History of SELF-TAUGHT

&

OUTSIDER ART


Katherine M. Murrell, "Art Brut: Origins and Interpretations," Singular Visions: Images of Art Brut from the Anthony Petullo Collection exhibition essay (2005)

Sixty years ago, Jean Dubuffet (1901-1985) wrote in a letter to his friend, the painter René Auberjonois:

"I preferred ‘Art Brut’ instead of ‘Art Obscur’ [Obscure Art], because professional art does not seem to me any more visionary or lucid; rather the contrary....Why then do you write that gold in its raw state is more fake than imitation gold? I like it better as a nugget than as a watchcase. Long live fresh-drawn, warm, raw buffalo milk."(1)

This is the first recorded use of the term Art Brut, often translated as "raw art." With this, a field of study was born. However, the parameters that defined exactly what this meant had yet to be determined, and there is still much debate about what does and does not constitute Art Brut, or the later term, Outsider Art.

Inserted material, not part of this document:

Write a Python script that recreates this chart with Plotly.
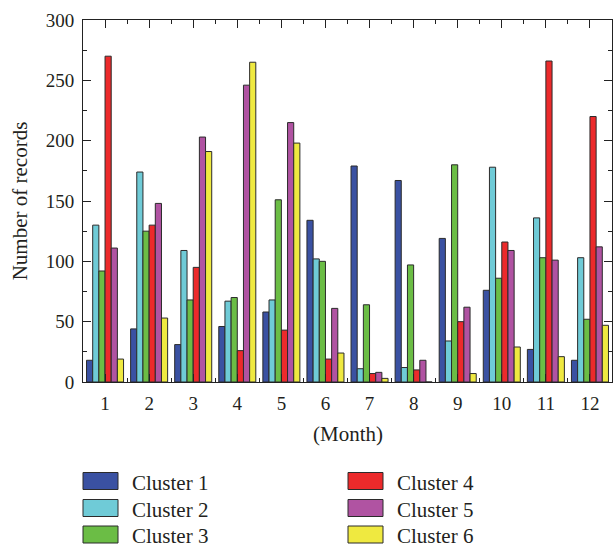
import plotly.graph_objects as go

months = [1, 2, 3, 4, 5, 6, 7, 8, 9, 10, 11, 12]
month_labels = [str(m) for m in months]
series_names = ["Cluster 1", "Cluster 2", "Cluster 3", "Cluster 4", "Cluster 5", "Cluster 6"]
cluster1 = [18, 44, 31, 46, 58, 134, 179, 167, 119, 76, 27, 18]
cluster2 = [130, 174, 109, 67, 68, 102, 11, 12, 34, 178, 136, 103]
cluster3 = [92, 125, 68, 70, 151, 100, 64, 97, 180, 86, 103, 52]
cluster4 = [270, 130, 95, 26, 43, 19, 7, 10, 50, 116, 266, 220]
cluster5 = [111, 148, 203, 246, 215, 61, 8, 18, 62, 109, 101, 112]
cluster6 = [19, 53, 191, 265, 198, 24, 3, 0, 7, 29, 21, 47]
y_ticks = [0, 50, 100, 150, 200, 250, 300]

colors = ["#3a51a2", "#6fcbd7", "#6bbd45", "#ec2a2b", "#b053a2", "#efe940"]
values = [cluster1, cluster2, cluster3, cluster4, cluster5, cluster6]

FONT = "Liberation Serif"
TXT = "#231f20"
W, H = 614, 548
L, R, T, B = 83, 2, 20, 166
PW = W - L - R
PH = H - T - B

fig = go.Figure()
for name, vals, c in zip(series_names, values, colors):
    fig.add_trace(go.Bar(x=months, y=vals, name=name, marker_color=c,
                         marker_line_color="#2b2b2b", marker_line_width=1,
                         showlegend=False))

def px_x(p):
    return (p - L) / PW

def px_y(p):
    return (H - B - p) / PH

shapes = []
annotations = []
legend_pos = [(83, 481, 483), (83, 508, 510), (83, 534.5, 536),
              (348, 481, 483), (348, 508, 510), (348, 534.5, 536)]
for (sx, sy, ty), name, c in zip(legend_pos, series_names, colors):
    shapes.append(dict(type="rect", xref="paper", yref="paper",
                       x0=px_x(sx), x1=px_x(sx + 35), y0=px_y(sy + 8.5), y1=px_y(sy - 8.5),
                       fillcolor=c, line=dict(color="#2b2b2b", width=1)))
    annotations.append(dict(xref="paper", yref="paper", x=px_x(sx + 47), y=px_y(ty),
                            text=name, showarrow=False, xanchor="left", yanchor="middle",
                            font=dict(family=FONT, size=21, color=TXT)))

annotations.append(dict(xref="paper", yref="paper", x=0.5, y=px_y(434),
                        text="(Month)", showarrow=False, xanchor="center", yanchor="middle",
                        font=dict(family=FONT, size=21, color=TXT)))

fig.update_layout(
    width=W, height=H,
    margin=dict(l=L, r=R, t=T, b=B),
    paper_bgcolor="white", plot_bgcolor="white",
    barmode="group", bargap=0.16, bargroupgap=0,
    font=dict(family=FONT, size=19, color=TXT),
    shapes=shapes, annotations=annotations,
    showlegend=False,
)
fig.update_xaxes(
    range=[0.5, 12.5], tickmode="array", tickvals=months, ticktext=month_labels,
    ticks="inside", ticklen=8, tickcolor="#222", showline=True, linecolor="#222",
    linewidth=1, mirror="ticks", showgrid=False, zeroline=False,
    tickfont=dict(family=FONT, size=19, color=TXT), ticklabelstandoff=4,
    minor=dict(tickmode="array", tickvals=[m + 0.5 for m in months[:-1]], ticks="inside", ticklen=4, tickcolor="#222"),
)
fig.update_yaxes(
    range=[0, 300], tickmode="array", tickvals=y_ticks,
    ticks="inside", ticklen=8, tickcolor="#222", showline=True, linecolor="#222",
    linewidth=1, mirror="ticks", showgrid=False, zeroline=False,
    tickfont=dict(family=FONT, size=19, color=TXT), ticklabelstandoff=4,
    minor=dict(dtick=25, ticks="inside", ticklen=4, tickcolor="#222"),
    title=dict(text="Number of records", font=dict(family=FONT, size=21, color=TXT), standoff=12),
)

fig.write_html("out.html", config={"displayModeBar": False},
               post_script="document.body.style.margin='0';document.body.style.overflow='hidden';")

As Dubuffet described it, this was art that was not based on established traditions or techniques. It did not follow styles or trends, and it was not made primarily to be sold for monetary gain. It is spontaneous, uninhibited, and maybe not even made as "art." The appeal of this work, for Dubuffet and others before him, was the unselfconscious imagery born of pure, uninhibited expression. This art subverted the conscious efforts of the artist and dismissed premeditated ideas of what art should be and what it should represent.